San Diego city scape 031819

San Diego Market Trends

RENTS RISING. Rents in San Diego county in general are rising, according to Zillow in their February report, released last week. San Diego Metro rents in February increased 0.4% from January and 4.3% from last February. Chula Vista, Oceanside, Escondido, and El Cajon rose similarly. Highest annual increases were Encinitas (5.3%, Ramona (5.1%), Lemon Grove (5.1%), National City (4.7%), and Valley Center (4.6%). Lowest were Coronado (-1.8%), Del Mar (0), Solana Beach (0.2% Bonsall (0.6%) and Borrego Springs (1%). The average of rents for San Diego Metro was $2,643. Rent asked by owners/property managers averaged $2,700. The national average rent is $1,472.

Rising rents make owning a home more attractive, as real estate values are dropping. Read below.

HOME VALUES DROPPING. Home values in San Diego county dropped 0.2% from January, 0.4% from the previous quarter, and rose only 2.1% year over year, according to the same Zillow report. The recovery from the large drop late last year is nonexistent. Zillow’s estimated change for home values in San Diego county is -0.2% over the next 12 months, which is far lower than their forecast several months ago. National estimate is +7.5% Current average value of homes for San Diego county is $590,500. National average is $226,300.

Flat home appreciation makes folks want to wait to buy. Risk of higher rates could change that. Read below.

RATES STAY LOW; COULD RISE. Mortgage rates remain at 14 month lows, according to Mortgage News Daily.

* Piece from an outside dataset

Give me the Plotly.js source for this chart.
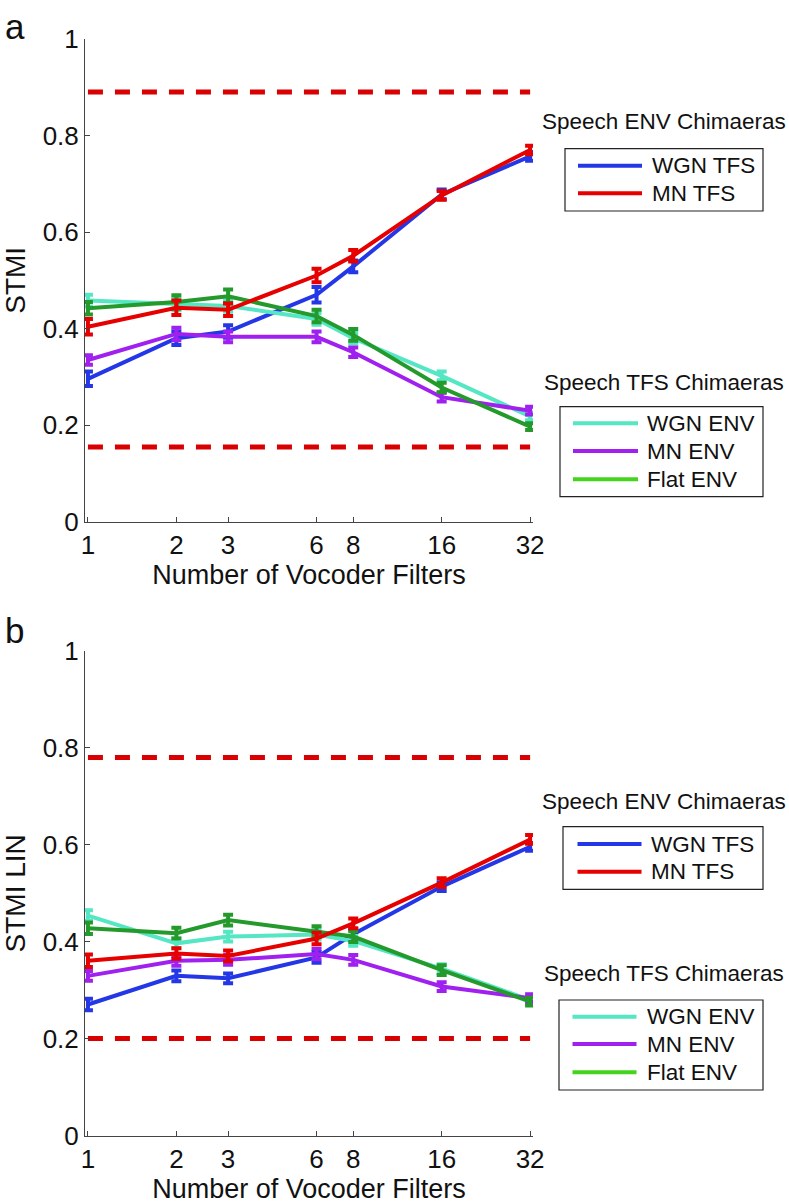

However, the outlook for the rest of the year is murky at best. The collapse of the stock market late last year and the Fed stating they would take a “patient approach” helped lower the rates from the highest rates in 7 years in October/November. But future rates depend largely on economic data, fiscal policies, and the stock market, all of which are hard to predict. The worse they are, the better for lower rates. What the Fed says on Wednesday could give us a clue for the immediate future.

It’s going to be a bumpy road for rates this year. Improving economy, volatile stock market, China, Federal Reserve, inflation, Brexit, just to name a few. Buckle up, Buttercup!